If you take that sypathetic view, what about in the same scenario as you just said, blue get possession and kick it down field hoping to get to it first, red beats them but knocks on as he tries to pick it up. It would have been blues scrum, but it's full time.

We cannot be held responsible for the fact a team couldn't sort themselves out in the 80 minutes before the whistle blew by sympathising with them in the last 20 seconds.

Davet
09-11-05, 15:11
Ok guys - I think I'm convinced I was right in the first place and that the evil coach who inspired doubt my otherwise pure rugby heart is a snake in the grass merely chasing his own nefarious ends - as I should have realised, he is a rugby coach after all!

So - same scrum as before, reset and play on; wheeled scrum = new scrum = no-side.

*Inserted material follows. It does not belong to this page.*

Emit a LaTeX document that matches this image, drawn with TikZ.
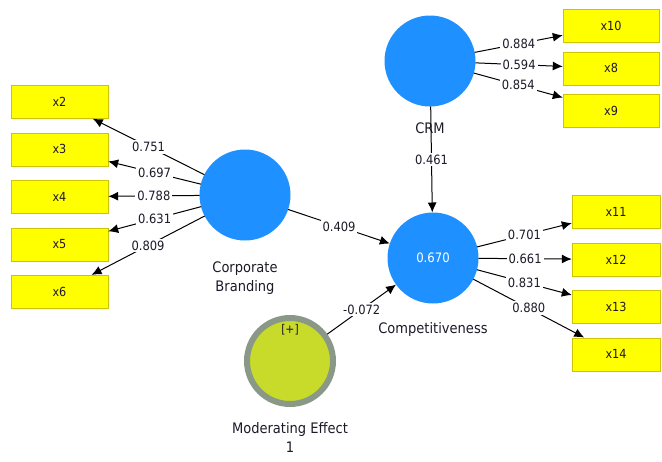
\documentclass[tikz,border=0pt]{standalone}
\usepackage{fontspec}
\setmainfont{DejaVu Sans Condensed}
\usepackage{xcolor}
\usetikzlibrary{positioning,arrows.meta}
\definecolor{lvblue}{RGB}{30,144,255}
\definecolor{indyellow}{RGB}{255,255,0}
\definecolor{indborder}{RGB}{205,195,0}
\definecolor{modfill}{RGB}{200,218,42}
\definecolor{modring}{RGB}{138,152,136}
\definecolor{inkdark}{RGB}{30,25,40}
\tikzstyle{indicator}=[rectangle, draw=indborder, fill=indyellow, minimum width=97pt,
        minimum height=33pt, inner sep=0pt, text centered, text=inkdark,
        font=\fontsize{12.5}{14}\selectfont]
\tikzstyle{latent}=[circle, fill=lvblue, minimum size=91pt, inner sep=0pt, outer sep=0pt,
        text=white, font=\fontsize{13}{15}\selectfont]
\tikzstyle{moderator}=[circle, fill=modfill, draw=modring, line width=6pt, minimum size=86pt]
\tikzstyle{caption}=[inner sep=0pt, align=center, text=inkdark, font=\fontsize{14.5}{19}\selectfont]
\tikzstyle{weight}=[fill=white, inner sep=2pt, text=inkdark, font=\fontsize{12.8}{14}\selectfont]
\tikzstyle{loading}=[draw, line width=1pt, -{Latex[length=10pt,width=9pt]}]

\begin{document}
\begin{tikzpicture}[x=1pt, y=-1pt, node distance=14pt]
      \useasboundingbox (0,0) rectangle (662,461);
      % latent variables
      \node (CB) [latent] at (245,195) {};
      \node (CRM) [latent] at (430,61) {};
      \node (Comp) [latent] at (433,258) {0.670};
      \node (Mod) [moderator] at (290,361) {};
      \node (ModPlus) [text=inkdark, font=\fontsize{12}{14}\selectfont] at (290,330) {[+]};
      % captions
      \node (CBname) [caption, below=21pt of CB] {Corporate\\Branding};
      \node (CRMname) [caption, below=16pt of CRM] {CRM};
      \node (Compname) [caption, below=19pt of Comp] {Competitiveness};
      \node (Modname) [caption, below=15pt of Mod] {Moderating Effect\\1};
      % indicators of Corporate Branding
      \node (x2) [indicator] at (59.5,102) {x2};
      \node (x3) [indicator, below=of x2] {x3};
      \node (x4) [indicator, below=of x3] {x4};
      \node (x5) [indicator, below=of x4] {x5};
      \node (x6) [indicator, below=of x5] {x6};
      % indicators of CRM
      \node (x10) [indicator, minimum width=96pt] at (611,26) {x10};
      \node (x8) [indicator, minimum width=96pt, below=9pt of x10] {x8};
      \node (x9) [indicator, minimum width=96pt, below=9pt of x8] {x9};
      % indicators of Competitiveness
      \node (x11) [indicator, minimum width=88pt] at (616,212) {x11};
      \node (x12) [indicator, minimum width=88pt, below=of x11] {x12};
      \node (x13) [indicator, minimum width=88pt, below=of x12] {x13};
      \node (x14) [indicator, minimum width=88pt, below=of x13] {x14};
      % outer loadings
      \draw [loading] (CB) -- node[weight] {0.751} (x2);
      \draw [loading] (CB) -- node[weight] {0.697} (x3);
      \draw [loading] (CB) -- node[weight] {0.788} (x4);
      \draw [loading] (CB) -- node[weight] {0.631} (x5);
      \draw [loading] (CB) -- node[weight] {0.809} (x6);
      \draw [loading] (CRM) -- node[weight] {0.884} (x10);
      \draw [loading] (CRM) -- node[weight] {0.594} (x8);
      \draw [loading] (CRM) -- node[weight] {0.854} (x9);
      \draw [loading] (Comp) -- node[weight] {0.701} (x11);
      \draw [loading] (Comp) -- node[weight] {0.661} (x12);
      \draw [loading] (Comp) -- node[weight] {0.831} (x13);
      \draw [loading] (Comp) -- node[weight] {0.880} (x14);
      % path coefficients
      \draw [loading] (CRM) -- node[weight] {0.461} (Comp);
      \draw [loading] (CB) -- node[weight] {0.409} (Comp);
      \draw [loading] (Mod) -- node[weight] {-0.072} (Comp);
    \end{tikzpicture}
\end{document}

With a good strong look at why it wheeled...there could be a penalty in there somewhere.

ex-lucy
09-11-05, 15:11
interesting point .... it took 47 mins to have a completed scrum in the France v Oz match ... not counting free kicks, penalties etc ... so someone told me ..

OB..
09-11-05, 16:11
But penalties and free kicks DO count.

Deeps
18-11-05, 11:11
... blue get possession and kick it down field hoping to get to it first, red beats them but knocks on as he tries to pick it up. It would have been blues scrum, but it's full time. ...

Robert, then you have two additional scenarios, (1) you would of course need to play advantage from the knock on and only you can decide when the advantage is over or possibly, (2) to consider whether it was deliberate in order to force you to call the game!

Robert Burns
18-11-05, 19:11
Robert, then you have two additional scenarios, (1) you would of course need to play advantage from the knock on and only you can decide when the advantage is over or possibly, (2) to consider whether it was deliberate in order to force you to call the game!
1, Normally no advantage from a kick ahead as there is no other players from the non offending team around.

2, I think you would be viewed very badly if you decided anything other than a VERY obvious knock on was deliberate, if it just goes through the hands, it's one of those things, full time.